What’s more, while The New Statesman’s review might have been titled “Is This the Most Embarrassing Arctic Monkeys Album Yet?,” (the title was later changed, as music critics don’t want to stand too far apart from the general consensus) there can be no denying that the band has “matured.” Done that necessary evolution toward the more contemplative that The Beatles, too, had to engage in during and after their India phase. It just so happens that the flaring up of the internet is the Arctic Monkeys’ India.

The Beatles comparisons to Arctic Monkeys don’t stop with Tranquility Base Hotel & Casino. You’ve even got something of a Stuart Sutcliffe figure in Andy Nicholson, the bass guitarist who left the band after their debut was released.
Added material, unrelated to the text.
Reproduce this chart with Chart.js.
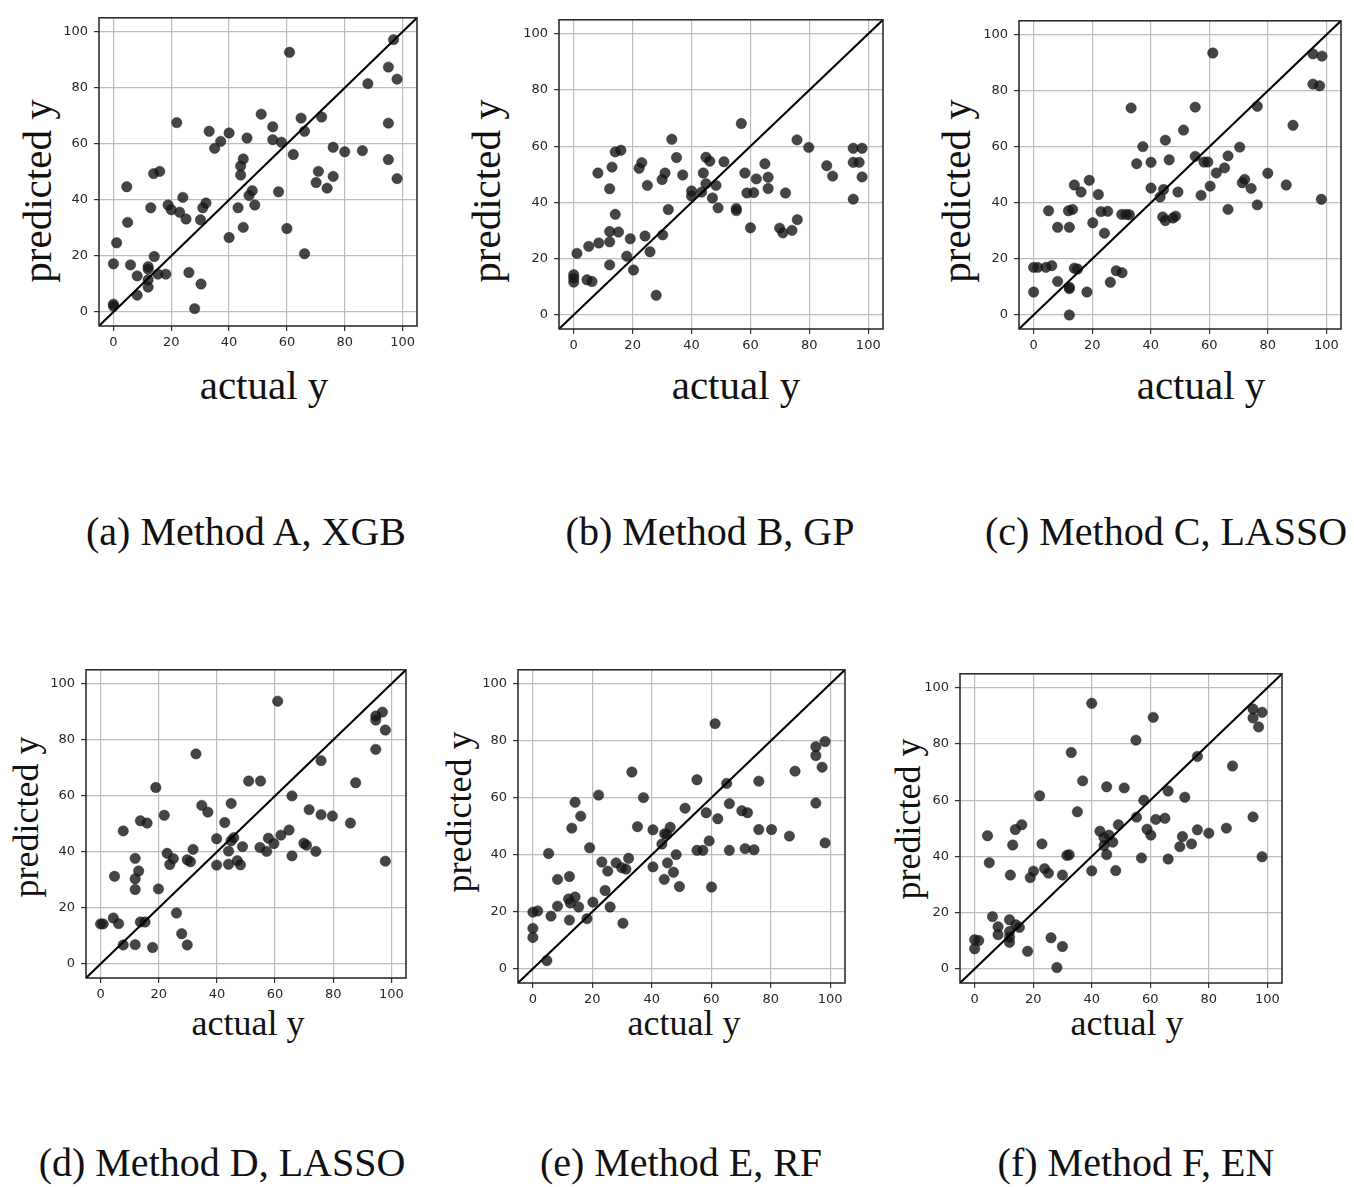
<!DOCTYPE html>
<html><head><meta charset="utf-8">
<script src="https://cdn.jsdelivr.net/npm/chart.js@4.4.1/dist/chart.umd.min.js"></script>
<style>
html,body{margin:0;padding:0;background:#fff}
body{width:1354px;height:1187px;position:relative;overflow:hidden}
canvas{position:absolute}
.t{position:absolute;font-family:"Liberation Serif","Times New Roman",serif;color:#111;line-height:1;white-space:nowrap}
.cap{font-size:40px;transform:translateX(-50%)}
.xt{transform:translateX(-50%)}
.yt{transform:translate(-50%,-50%) rotate(-90deg)}
.top{font-size:41px}
.bot{font-size:36px}
</style></head><body>

<div class="t top yt" style="left:37px;top:191px">predicted y</div>
<div class="t top yt" style="left:486px;top:191px">predicted y</div>
<div class="t top yt" style="left:956px;top:191px">predicted y</div>
<div class="t top xt" style="left:264px;top:365px">actual y</div>
<div class="t top xt" style="left:736px;top:365px">actual y</div>
<div class="t top xt" style="left:1201px;top:365px">actual y</div>
<div class="t cap" style="left:246px;top:512px">(a) Method A, XGB</div>
<div class="t cap" style="left:710px;top:512px">(b) Method B, GP</div>
<div class="t cap" style="left:1166px;top:512px">(c) Method C, LASSO</div>

<div class="t bot yt" style="left:26px;top:817px">predicted y</div>
<div class="t bot yt" style="left:459px;top:812px">predicted y</div>
<div class="t bot yt" style="left:908px;top:819px">predicted y</div>
<div class="t bot xt" style="left:248px;top:1005px">actual y</div>
<div class="t bot xt" style="left:684px;top:1005px">actual y</div>
<div class="t bot xt" style="left:1127px;top:1005px">actual y</div>
<div class="t cap" style="left:222px;top:1143px">(d) Method D, LASSO</div>
<div class="t cap" style="left:681px;top:1143px">(e) Method E, RF</div>
<div class="t cap" style="left:1136px;top:1143px">(f) Method F, EN</div>

<script>
// ---- tick labels and axis range ----
const tickValues = [0, 20, 40, 60, 80, 100];
const axisRange = [-5, 105];

// ---- (a) Method A, XGB ----
const aActual = [96.9,60.9,95.1,98.1,88.0,21.9,51.1,64.9,72.0,95.1,
  33.1,40.0,55.1,66.1,46.2,37.1,55.1,58.1,35.0,62.2,
  76.0,80.0,86.1,95.1,44.9,44.0,44.0,13.9,16.0,70.9,
  76.0,70.1,73.9,98.1,4.6,48.0,46.9,57.1,24.0,32.0,
  30.9,18.9,20.0,12.9,22.9,25.1,30.1,43.1,48.9,4.9,
  44.9,60.0,40.0,1.1,66.1,14.1,0.0,5.9,12.0,12.0,
  8.2,15.4,18.1,26.1,12.0,12.0,30.3,8.2,0.0,0.0,28.1];
const aPredicted = [97.2,92.7,87.4,83.1,81.5,67.6,70.6,69.2,69.6,67.4,
  64.5,63.9,66.1,64.5,62.1,60.9,61.5,60.6,58.4,56.2,
  58.8,57.2,57.6,54.4,54.6,52.1,48.9,49.4,50.2,50.2,
  48.4,46.2,44.2,47.6,44.7,43.3,41.6,42.9,40.9,38.9,
  37.2,38.2,36.5,37.2,35.6,33.2,32.9,37.2,38.2,32.0,
  30.2,29.8,26.6,24.7,20.8,19.8,17.2,16.8,16.2,15.3,
  12.9,13.5,13.5,14.1,11.5,8.9,10.0,6.0,2.8,2.1,1.2];

// ---- (b) Method B, GP ----
const bActual = [56.9,33.3,75.8,14.1,16.0,79.8,94.9,97.9,34.9,44.9,
  46.2,51.0,23.1,22.2,13.0,8.2,31.0,30.0,37.0,44.0,
  58.1,64.9,62.0,66.0,66.0,85.9,87.9,94.9,96.9,97.9,
  94.9,25.0,12.2,44.9,48.3,40.0,43.4,40.0,47.1,58.8,
  61.1,71.9,49.0,55.2,55.2,32.1,14.1,60.0,69.9,71.0,
  74.1,75.9,12.2,15.2,12.2,8.5,5.1,19.2,24.2,30.2,
  1.1,18.0,25.9,12.2,20.3,0.0,0.0,0.0,4.5,6.2,28.0];
const bPredicted = [68.1,62.5,62.3,58.0,58.6,59.6,59.3,59.3,56.0,56.1,
  54.7,54.5,54.2,52.2,52.6,50.5,50.5,48.2,49.8,50.5,
  50.5,53.8,48.4,49.0,45.0,53.1,49.4,54.3,54.3,49.1,
  41.2,46.1,44.9,46.7,46.1,44.1,43.7,42.3,41.6,43.4,
  43.5,43.4,38.1,37.9,37.1,37.5,35.8,31.0,30.9,29.2,
  30.1,33.9,29.7,29.5,26.0,25.6,24.4,27.1,28.1,28.5,
  21.9,20.9,22.5,17.8,16.0,14.3,13.1,11.7,12.5,11.9,7.0];

// ---- (c) Method C, LASSO ----
const cActual = [61.2,95.4,98.5,95.4,97.7,33.3,55.2,76.4,88.6,51.2,
  45.0,37.3,70.4,55.2,46.3,35.2,40.1,58.2,59.5,66.4,
  65.2,62.4,72.1,71.3,74.3,80.0,86.3,98.3,76.4,66.4,
  60.3,57.2,49.3,44.4,40.1,43.2,19.0,13.9,16.2,22.1,
  5.1,11.9,13.3,23.0,25.3,30.1,31.6,32.7,44.1,45.0,
  47.6,48.5,8.2,12.2,20.2,24.2,0.0,1.4,4.2,6.2,
  13.9,15.0,28.2,30.2,8.2,26.2,12.2,12.2,0.0,18.2,12.2];
const cPredicted = [93.5,93.2,92.4,82.4,81.8,73.9,74.2,74.5,67.7,66.0,
  62.4,60.1,59.9,56.6,55.4,54.0,54.5,54.6,54.6,56.8,
  52.5,50.7,48.4,47.2,45.2,50.6,46.4,41.3,39.3,37.7,
  46.0,42.7,43.9,44.8,45.3,42.1,48.1,46.4,43.9,43.0,
  37.2,37.2,37.7,36.9,37.0,35.9,35.9,35.8,35.0,33.7,
  34.6,35.3,31.3,31.3,32.9,29.2,17.0,17.0,17.0,17.6,
  16.7,16.4,15.8,15.1,12.0,11.7,9.9,9.4,8.2,8.2,0.0];

// ---- (d) Method D, LASSO ----
const dActual = [60.9,96.9,94.6,94.6,97.9,94.6,32.8,75.8,50.9,55.0,
  87.7,19.0,65.8,34.8,36.9,44.9,71.7,75.8,79.7,85.9,
  21.9,13.7,16.0,7.8,42.7,39.9,44.9,45.8,48.8,54.8,
  57.1,57.7,59.6,62.0,64.8,69.9,70.8,74.0,65.8,97.9,
  31.8,22.9,25.0,23.8,29.8,30.9,39.9,44.0,44.0,47.0,
  48.1,11.9,13.1,11.9,11.9,19.9,4.8,26.1,4.4,6.2,
  0.0,0.9,13.7,15.3,27.9,7.8,11.9,17.9,29.8];
const dPredicted = [93.8,89.9,88.5,87.1,83.5,76.6,75.0,72.6,65.3,65.3,
  64.7,63.0,60.0,56.6,54.2,57.3,55.1,53.3,52.8,50.3,
  53.1,51.1,50.3,47.5,50.5,44.7,44.0,45.1,41.9,41.6,
  40.2,44.9,43.0,46.0,47.8,43.1,42.4,40.2,38.6,36.7,
  40.9,39.5,37.6,35.5,37.2,36.5,35.3,40.3,35.6,36.9,
  35.4,37.7,33.2,30.4,26.6,26.8,31.3,18.2,16.4,14.4,
  14.3,14.3,15.0,15.0,10.8,6.8,6.9,5.9,6.8];

// ---- (e) Method E, RF ----
const eActual = [61.3,98.3,95.2,95.2,97.3,88.2,33.3,55.2,65.2,76.0,
  22.1,37.2,14.2,95.2,66.1,51.2,58.3,70.3,72.2,62.2,
  16.1,13.1,35.2,40.4,44.3,46.2,45.1,43.4,59.3,76.0,
  80.3,86.3,98.3,55.2,57.2,66.1,71.4,74.4,19.1,5.3,
  48.2,32.2,28.0,23.2,25.2,29.9,31.3,40.4,45.3,47.3,
  44.2,49.3,60.1,8.3,12.3,24.3,12.0,14.2,12.6,8.3,
  15.4,20.2,26.0,0.0,1.6,6.1,12.3,18.2,30.3,0.0,0.0,4.7];
const ePredicted = [86.1,79.8,78.0,74.9,70.8,69.4,69.1,66.4,65.1,65.9,
  61.0,60.1,58.5,58.2,58.0,56.4,54.8,55.5,54.8,52.7,
  53.6,49.4,49.9,48.8,47.4,49.7,47.2,43.8,44.9,48.9,
  48.9,46.6,44.2,41.6,41.6,41.6,42.2,41.8,42.5,40.5,
  40.1,38.8,37.2,37.5,34.3,35.5,35.0,35.8,37.2,33.9,
  31.4,28.9,28.7,31.4,32.4,27.5,24.5,25.2,23.1,22.0,
  21.7,23.4,21.7,19.9,20.3,18.5,17.1,17.6,16.0,14.2,11.0,2.9];

// ---- (f) Method F, EN ----
const fActual = [40.0,61.0,95.1,98.2,95.1,97.0,55.1,33.0,76.1,88.1,
  36.9,45.1,51.1,66.1,71.8,22.2,57.8,35.1,55.3,61.9,
  65.0,95.1,49.1,16.1,13.9,4.4,42.8,44.2,45.9,47.2,
  44.2,58.9,60.2,71.0,76.1,80.0,86.0,70.1,74.1,13.0,
  23.0,45.1,31.5,32.3,57.0,66.1,98.2,5.0,20.1,19.0,
  23.9,25.2,30.0,12.2,40.0,48.2,6.1,11.9,8.0,8.0,
  14.1,15.3,11.9,11.9,0.0,1.4,0.0,18.1,26.1,30.0,28.1,11.9];
const fPredicted = [94.5,89.5,92.5,91.3,89.3,86.1,81.4,77.0,75.6,72.2,
  66.9,64.8,64.4,63.3,61.1,61.6,60.0,55.9,54.0,53.2,
  53.6,54.1,51.3,51.3,49.6,47.4,49.0,46.7,47.6,45.1,
  43.9,49.7,47.6,47.1,49.5,48.3,50.1,43.5,44.5,44.1,
  44.5,40.7,40.4,40.6,39.5,39.1,39.9,37.8,34.8,32.5,
  35.7,34.1,33.4,33.4,34.9,35.0,18.6,17.5,15.0,12.2,
  15.7,14.8,13.3,9.5,10.4,10.1,7.2,6.3,11.1,8.0,0.5,11.3];

// ---- layout: plot-area boxes on the page (left, top, right, bottom) ----
const panels = [
  {actual: aActual, predicted: aPredicted, box: [99, 14, 417, 326]},
  {actual: bActual, predicted: bPredicted, box: [559, 16, 883, 329]},
  {actual: cActual, predicted: cPredicted, box: [1019, 17, 1341, 329]},
  {actual: dActual, predicted: dPredicted, box: [86, 666, 406, 978]},
  {actual: eActual, predicted: ePredicted, box: [518, 666, 845, 983]},
  {actual: fActual, predicted: fPredicted, box: [960, 670, 1282, 983]}
];

const Y_W = 45, PAD_T = 10, PAD_R = 15, X_H = 40;

const framePlugin = {
  id: 'frame',
  afterDraw(chart) {
    const a = chart.chartArea, ctx = chart.ctx;
    ctx.save();
    ctx.strokeStyle = '#222';
    ctx.lineWidth = 1.5;
    ctx.strokeRect(a.left, a.top, a.right - a.left, a.bottom - a.top);
    ctx.restore();
  }
};

function axis(isX) {
  return {
    type: 'linear',
    min: axisRange[0],
    max: axisRange[1],
    afterBuildTicks: s => { s.ticks = tickValues.map(v => ({value: v})); },
    afterFit: s => { if (isX) s.height = X_H; else s.width = Y_W; },
    grid: {color: '#bdbdbd', lineWidth: 1.2, tickLength: 5, tickColor: '#333', drawTicks: true},
    border: {display: false},
    ticks: {color: '#262626', padding: isX ? 4 : 6, font: {family: 'DejaVu Sans', size: 13}, maxRotation: 0, autoSkip: false}
  };
}

panels.forEach(p => {
  const [L, T, R, B] = p.box;
  const cv = document.createElement('canvas');
  const w = Y_W + (R - L) + PAD_R, h = PAD_T + (B - T) + X_H;
  cv.width = w; cv.height = h;
  cv.style.left = (L - Y_W) + 'px';
  cv.style.top = (T - PAD_T) + 'px';
  cv.style.width = w + 'px'; cv.style.height = h + 'px';
  document.body.appendChild(cv);
  new Chart(cv, {
    type: 'scatter',
    data: {
      datasets: [
        {
          type: 'line',
          data: axisRange.map(v => ({x: v, y: v})),
          borderColor: '#000', borderWidth: 2, pointRadius: 0, fill: false, tension: 0
        },
        {
          data: p.actual.map((x, i) => ({x: x, y: p.predicted[i]})),
          backgroundColor: 'rgba(22,22,22,0.8)', borderColor: 'rgba(22,22,22,0.85)',
          borderWidth: 0.5, pointRadius: 5.2, pointHoverRadius: 5.2
        }
      ]
    },
    options: {
      responsive: false,
      animation: false,
      devicePixelRatio: 1,
      layout: {padding: {top: PAD_T, right: PAD_R, left: 0, bottom: 0}},
      plugins: {legend: {display: false}, tooltip: {enabled: false}},
      events: [],
      scales: {x: axis(true), y: axis(false)}
    },
    plugins: [framePlugin]
  });
});
</script>
</body></html>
A fool move, it would seem, in retrospect, but every musician has his reasons for breaking away from the band.

So sing us the song, Mr. Turner, you’re now the piano man. And a very Lennon-like one with the bifurcation of the themes of your career. In fact, one wonders if Lennon might have released some very similar work had he been alive in the current epoch, where peace is just another string of 0s and 1s that can only be downloaded.